** Begin Entries shown **
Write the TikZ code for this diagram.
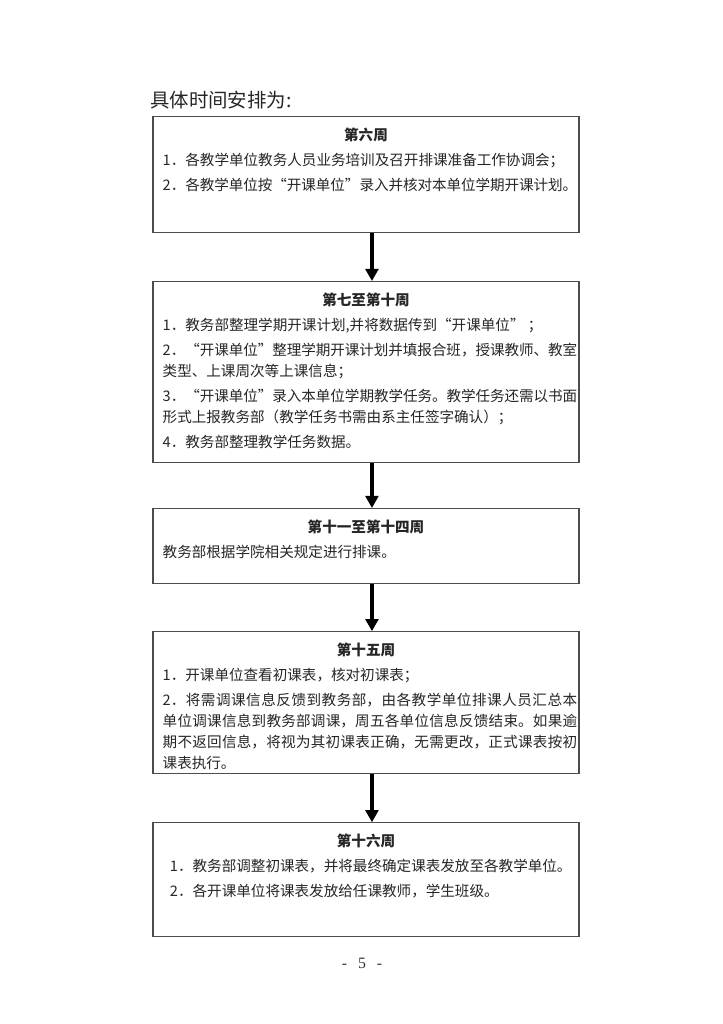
\documentclass[tikz,border=0pt]{standalone}
\usepackage{fontspec}
\setmainfont{Noto Sans CJK SC}
\newfontfamily\latin{Liberation Serif}
\usetikzlibrary{positioning,arrows.meta}
\XeTeXlinebreaklocale "zh"
\XeTeXlinebreakskip=0pt plus 1pt minus 0.3pt
\tikzset{
  week/.style={draw=black!70, line width=0.9pt, inner sep=0pt, text=black!85,
    font=\fontsize{12pt}{17.3pt}\selectfont},
  flow/.style={-{Triangle[length=10pt, width=10.5pt]}, line width=3.3pt},
  heading/.style={font=\fontsize{16pt}{18pt}\selectfont, anchor=west, inner sep=0pt, text=black!85},
  pageno/.style={font=\latin\fontsize{13pt}{14pt}\selectfont, inner sep=0pt, text=black!80},
}
% box of one stage: [extra indent]{height}{title}{items}
\newcommand{\weekbox}[4][0pt]{%
  \begin{minipage}[t][#2][t]{350.8pt}
    \setlength{\parskip}{3.3pt}\setlength{\parindent}{0pt}%
    \vspace*{9pt}%
    {\centering\bfseries #3\par}%
    \leftskip=\dimexpr8pt+#1\relax \rightskip=1.5pt
    #4%
  \end{minipage}}

\begin{document}
\begin{tikzpicture}[x=0.8234pt, y=-0.8234pt, node distance=39.5pt]
  \fill[white] (0,0) rectangle (723,1024);
  \useasboundingbox (0,0) rectangle (723,1024);
  \node[heading] (plan) at (150,100) {具体时间安排为:};
  \node[week, anchor=north] (wk6) at (366,116) {\weekbox{95.5pt}{第六周}{%
    1．各教学单位教务人员业务培训及召开排课准备工作协调会；\par
    2．各教学单位按“开课单位”录入并核对本单位学期开课计划。}};
  \node[week, below=of wk6] (wk7) {\weekbox{149pt}{第七至第十周}{%
    1．教务部整理学期开课计划,并将数据传到“开课单位”\ ；\par
    2．“开课单位”整理学期开课计划并填报合班，授课教师、教室\linebreak 类型、上课周次等上课信息；\par
    3．“开课单位”录入本单位学期教学任务。教学任务还需以书面\linebreak 形式上报教务部（教学任务书需由系主任签字确认）；\par
    4．教务部整理教学任务数据。}};
  \node[week, below=37pt of wk7] (wk11) {\weekbox{61.8pt}{第十一至第十四周}{%
    教务部根据学院相关规定进行排课。}};
  \node[week, below=38.7pt of wk11] (wk15) {\weekbox{116.9pt}{第十五周}{%
    1．开课单位查看初课表，核对初课表；\par
    2．将需调课信息反馈到教务部，由各教学单位排课人员汇总本\linebreak 单位调课信息到教务部调课，周五各单位信息反馈结束。如果逾\linebreak 期不返回信息，将视为其初课表正确，无需更改，正式课表按初\linebreak 课表执行。}};
  \node[week, below=of wk15] (wk16) {\weekbox[6pt]{93.9pt}{第十六周}{%
    1．教务部调整初课表，并将最终确定课表发放至各教学单位。\par
    2．各开课单位将课表发放给任课教师，学生班级。}};
  \node[pageno] (page) at (362,963) {-\hspace{9pt}5\hspace{9pt}-};
  \draw[flow] ([xshift=4.9pt]wk6.south) -- ([xshift=4.9pt]wk7.north);
  \draw[flow] ([xshift=4.9pt]wk7.south) -- ([xshift=4.9pt]wk11.north);
  \draw[flow] ([xshift=4.9pt]wk11.south) -- ([xshift=4.9pt]wk15.north);
  \draw[flow] ([xshift=4.9pt]wk15.south) -- ([xshift=4.9pt]wk16.north);
\end{tikzpicture}
\end{document}
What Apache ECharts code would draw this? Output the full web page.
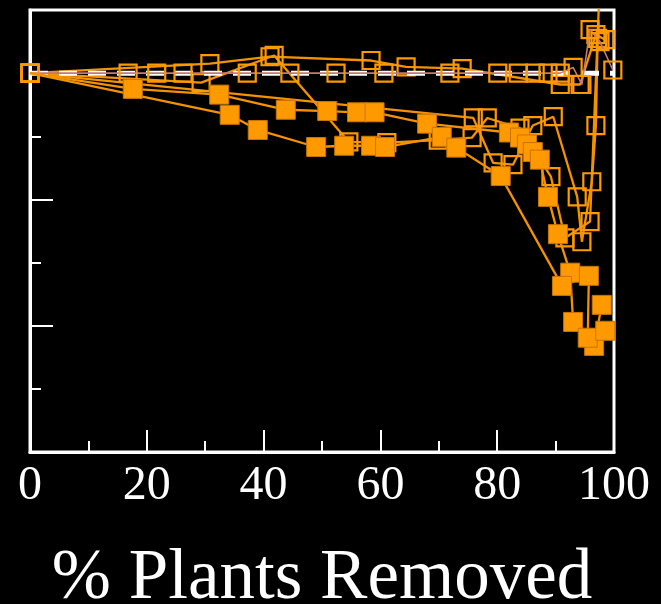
** End Entries shown **
Give every line back word for word and leave the pictures out.

> _Result below_
Write the TikZ code for this diagram.
\documentclass[tikz,border=0pt]{standalone}
\usepackage{fontspec}
\setmainfont{Noto Sans CJK SC}
\newfontfamily\latin{Liberation Serif}
\usetikzlibrary{positioning,arrows.meta}
\XeTeXlinebreaklocale "zh"
\XeTeXlinebreakskip=0pt plus 1pt minus 0.3pt
\tikzset{
  week/.style={draw=black!70, line width=0.9pt, inner sep=0pt, text=black!85,
    font=\fontsize{12pt}{17.3pt}\selectfont},
  flow/.style={-{Triangle[length=10pt, width=10.5pt]}, line width=3.3pt},
  heading/.style={font=\fontsize{16pt}{18pt}\selectfont, anchor=west, inner sep=0pt, text=black!85},
  pageno/.style={font=\latin\fontsize{13pt}{14pt}\selectfont, inner sep=0pt, text=black!80},
}
% box of one stage: [extra indent]{height}{title}{items}
\newcommand{\weekbox}[4][0pt]{%
  \begin{minipage}[t][#2][t]{350.8pt}
    \setlength{\parskip}{3.3pt}\setlength{\parindent}{0pt}%
    \vspace*{9pt}%
    {\centering\bfseries #3\par}%
    \leftskip=\dimexpr8pt+#1\relax \rightskip=1.5pt
    #4%
  \end{minipage}}

\begin{document}
\begin{tikzpicture}[x=0.8234pt, y=-0.8234pt, node distance=39.5pt]
  \fill[white] (0,0) rectangle (723,1024);
  \useasboundingbox (0,0) rectangle (723,1024);
  \node[heading] (plan) at (150,100) {具体时间安排为:};
  \node[week, anchor=north] (wk6) at (366,116) {\weekbox{95.5pt}{第六周}{%
    1．各教学单位教务人员业务培训及召开排课准备工作协调会；\par
    2．各教学单位按“开课单位”录入并核对本单位学期开课计划。}};
  \node[week, below=of wk6] (wk7) {\weekbox{149pt}{第七至第十周}{%
    1．教务部整理学期开课计划,并将数据传到“开课单位”\ ；\par
    2．“开课单位”整理学期开课计划并填报合班，授课教师、教室\linebreak 类型、上课周次等上课信息；\par
    3．“开课单位”录入本单位学期教学任务。教学任务还需以书面\linebreak 形式上报教务部（教学任务书需由系主任签字确认）；\par
    4．教务部整理教学任务数据。}};
  \node[week, below=37pt of wk7] (wk11) {\weekbox{61.8pt}{第十一至第十四周}{%
    教务部根据学院相关规定进行排课。}};
  \node[week, below=38.7pt of wk11] (wk15) {\weekbox{116.9pt}{第十五周}{%
    1．开课单位查看初课表，核对初课表；\par
    2．将需调课信息反馈到教务部，由各教学单位排课人员汇总本\linebreak 单位调课信息到教务部调课，周五各单位信息反馈结束。如果逾\linebreak 期不返回信息，将视为其初课表正确，无需更改，正式课表按初\linebreak 课表执行。}};
  \node[week, below=of wk15] (wk16) {\weekbox[6pt]{93.9pt}{第十六周}{%
    1．教务部调整初课表，并将最终确定课表发放至各教学单位。\par
    2．各开课单位将课表发放给任课教师，学生班级。}};
  \node[pageno] (page) at (362,963) {-\hspace{9pt}5\hspace{9pt}-};
  \draw[flow] ([xshift=4.9pt]wk6.south) -- ([xshift=4.9pt]wk7.north);
  \draw[flow] ([xshift=4.9pt]wk7.south) -- ([xshift=4.9pt]wk11.north);
  \draw[flow] ([xshift=4.9pt]wk11.south) -- ([xshift=4.9pt]wk15.north);
  \draw[flow] ([xshift=4.9pt]wk15.south) -- ([xshift=4.9pt]wk16.north);
\end{tikzpicture}
\end{document}
What Apache ECharts code would draw this? Output the full web page.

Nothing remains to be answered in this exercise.